Before they bought Pocket it was a plugin/service that was completely optional. They bought Pocket and integrated it into the browser at a much deeper level, making it opt-out instead of opt-in (and very difficult for the average user to opt out; you have to change several settings in about:config which most users have no idea even exists).
I felt they should have made it an opt-in service that the user can choose on the first launch. Taking away user choice is rarely a good thing, and even less so when dealing with anything privacy related.
Pocket, the service for collecting and syncing articles, is basically a separate thing from pocket suggestions.
The original service was integrated a while ago, but it doesn't really have severe privacy implications. If you click a pocket button, it asks you to log in. If you don't click, it does nothing. This is the one that's hard to disable, but it's an annoyance more than a security problem.
Pocket suggestions are newer, showing articles on the new tab page. They are trivial to turn off, and for what it's worth all the sorting/filtering is done locally.

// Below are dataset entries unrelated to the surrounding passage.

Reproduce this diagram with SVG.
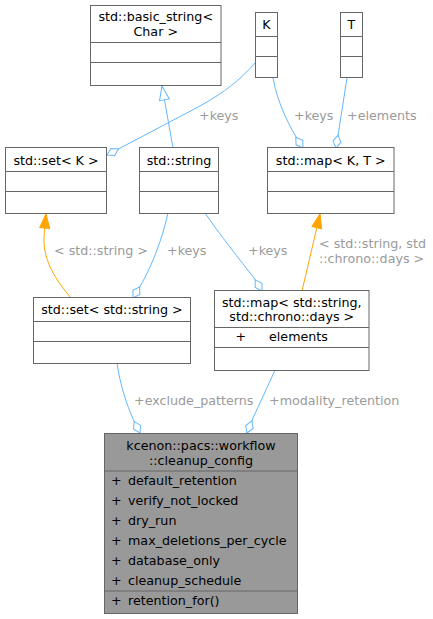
<svg xmlns="http://www.w3.org/2000/svg" width="433" height="619" viewBox="0 0 433 619">
<style>
text{font-family:"DejaVu Sans","Liberation Sans",sans-serif;font-size:12.7px;fill:#000}
.box{fill:#fff;stroke:#666;stroke-width:1}
.cur{fill:#999;stroke:#666;stroke-width:1}
.div{stroke:#666;stroke-width:1;fill:none}
.c{text-anchor:middle}
.lbl{fill:#9a9a9a}
.e{fill:none;stroke:#63b8ff;stroke-width:1}
.o{fill:none;stroke:#ffa500;stroke-width:1}
</style>
<defs>
<marker id="dia" markerUnits="userSpaceOnUse" markerWidth="16" markerHeight="12" viewBox="-1 -6 15 12" refX="13" refY="0" orient="auto">
<path d="M0,0 L6.5,-4 L13,0 L6.5,4 Z" fill="#fff" stroke="#63b8ff" stroke-width="1"/>
</marker>
<marker id="inh" markerUnits="userSpaceOnUse" markerWidth="16" markerHeight="14" viewBox="-1 -7 16 14" refX="14" refY="0" orient="auto">
<path d="M0,-5 L14,0 L0,5 Z" fill="#fff" stroke="#63b8ff" stroke-width="1"/>
</marker>
<marker id="tpl" markerUnits="userSpaceOnUse" markerWidth="16" markerHeight="14" viewBox="-1 -7 16 14" refX="14" refY="0" orient="auto">
<path d="M0,-5 L14,0 L0,5 Z" fill="#ffa500" stroke="#ffa500" stroke-width="1"/>
</marker>
</defs>
<g id="edges">
<path class="e" d="M173,148 L162,86" marker-end="url(#inh)"/>
<path class="e" d="M255,63 C240,80 225,92 200,106 L107,155" marker-end="url(#dia)"/>
<path class="e" d="M273,78 C277,100 287,124 303,148" marker-end="url(#dia)"/>
<path class="e" d="M347,78 L336,148" marker-end="url(#dia)"/>
<path class="o" d="M71,298 C56,280 44,262 44,240 C44,232 45,225 46,214" marker-end="url(#tpl)"/>
<path class="e" d="M168,213 C162,240 152,265 142,283 L133,298" marker-end="url(#dia)"/>
<path class="e" d="M205,213 C220,235 240,260 254,278 L262,291" marker-end="url(#dia)"/>
<path class="o" d="M302,291 L320,214" marker-end="url(#tpl)"/>
<path class="e" d="M117,363 C120,385 127,405 133,419 L140,433" marker-end="url(#dia)"/>
<path class="e" d="M275,370 C267,388 259,405 253,418 L247,433" marker-end="url(#dia)"/>
<text class="lbl" x="199" y="120">+keys</text>
<text class="lbl" x="294" y="120">+keys</text>
<text class="lbl" x="347" y="120">+elements</text>
<text class="lbl" x="54" y="255">&lt; std::string &gt;</text>
<text class="lbl" x="167" y="255">+keys</text>
<text class="lbl" x="248" y="255">+keys</text>
<text class="lbl" x="319" y="248">&lt; std::string, std</text>
<text class="lbl" x="319" y="262.5">::chrono::days &gt;</text>
<text class="lbl" x="134" y="405">+exclude_patterns</text>
<text class="lbl" x="269" y="405">+modality_retention</text>
</g>
<g id="basic_string">
<rect class="box" x="90.5" y="5.5" width="130.5" height="80"/>
<path class="div" d="M90.5,42.5 H221 M90.5,62.5 H221"/>
<text class="c" x="155.75" y="21">std::basic_string&lt;</text>
<text class="c" x="155.75" y="35.5">Char &gt;</text>
</g>
<g id="K">
<rect class="box" x="255.5" y="12.5" width="22" height="65"/>
<path class="div" d="M255.5,36.5 H277.5 M255.5,56.5 H277.5"/>
<text class="c" x="266.5" y="29">K</text>
</g>
<g id="T">
<rect class="box" x="340.5" y="12.5" width="22" height="65"/>
<path class="div" d="M340.5,36.5 H362.5 M340.5,56.5 H362.5"/>
<text class="c" x="351.5" y="29">T</text>
</g>
<g id="set_K">
<rect class="box" x="5.5" y="147.5" width="101" height="66"/>
<path class="div" d="M5.5,171.5 H106.5 M5.5,191.5 H106.5"/>
<text class="c" x="56" y="164.5">std::set&lt; K &gt;</text>
</g>
<g id="string">
<rect class="box" x="139.5" y="147.5" width="79" height="66"/>
<path class="div" d="M139.5,171.5 H218.5 M139.5,191.5 H218.5"/>
<text class="c" x="179" y="164.5">std::string</text>
</g>
<g id="map_KT">
<rect class="box" x="267.5" y="147.5" width="126.5" height="66"/>
<path class="div" d="M267.5,171.5 H394 M267.5,191.5 H394"/>
<text class="c" x="330.75" y="164.5">std::map&lt; K, T &gt;</text>
</g>
<g id="set_string">
<rect class="box" x="33.5" y="297.5" width="157" height="66"/>
<path class="div" d="M33.5,321.5 H190.5 M33.5,341.5 H190.5"/>
<text class="c" x="112" y="314">std::set&lt; std::string &gt;</text>
</g>
<g id="map_string_days">
<rect class="box" x="214.5" y="290.5" width="154.5" height="80"/>
<path class="div" d="M214.5,327.5 H369 M214.5,347.5 H369"/>
<text class="c" x="291.75" y="306.5">std::map&lt; std::string,</text>
<text class="c" x="291.75" y="321">std::chrono::days &gt;</text>
<text class="c" x="240.7" y="341">+</text>
<text x="269" y="341">elements</text>
</g>
<g id="cleanup_config">
<rect class="cur" x="104.5" y="433.5" width="193" height="180"/>
<path class="div" d="M104.5,471 H297.5 M104.5,591 H297.5"/>
<text class="c" x="201" y="450">kcenon::pacs::workflow</text>
<text class="c" x="201" y="465">::cleanup_config</text>
<text x="111" y="485">+</text><text x="128" y="485">default_retention</text>
<text x="111" y="505">+</text><text x="128" y="505">verify_not_locked</text>
<text x="111" y="524.5">+</text><text x="128" y="524.5">dry_run</text>
<text x="111" y="544.5">+</text><text x="128" y="544.5">max_deletions_per_cycle</text>
<text x="111" y="565">+</text><text x="128" y="565">database_only</text>
<text x="111" y="585">+</text><text x="128" y="585">cleanup_schedule</text>
<text x="111" y="605">+</text><text x="128" y="605">retention_for()</text>
</g>
</svg>
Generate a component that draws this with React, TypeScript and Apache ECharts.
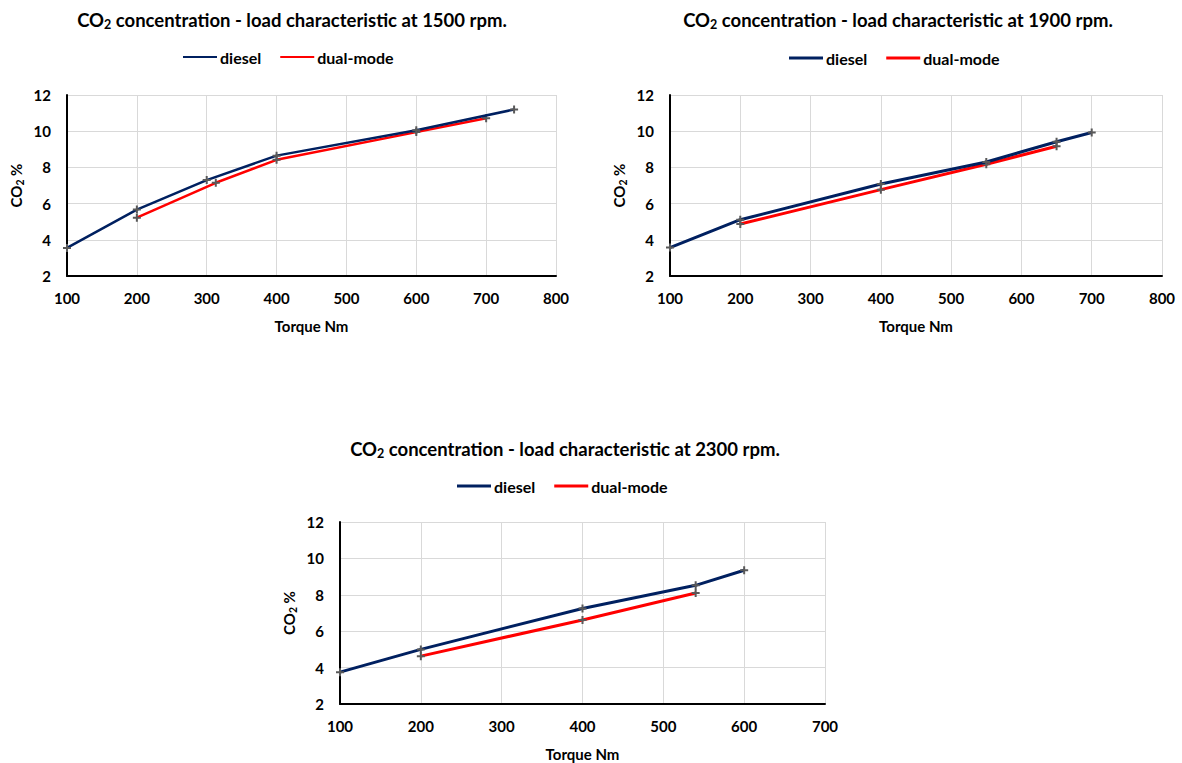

It's the automatic opt-in that concerned me more than anything; any time a company chooses to force a new feature on their users I question the necessity of the action as well as the intent. I had the same issue with automatic opt-in of their telemetry and Studies; I never asked for that and I don't expect it from a company that touts their stance on privacy as a reason to use their software.
My point being, even if Pocket is 100% benign and never leaks any user data, the user should still have a say in whether it is turned on by default on a fresh installation. Anything less is user-hostile, a descriptor Mozilla should avoid if possible.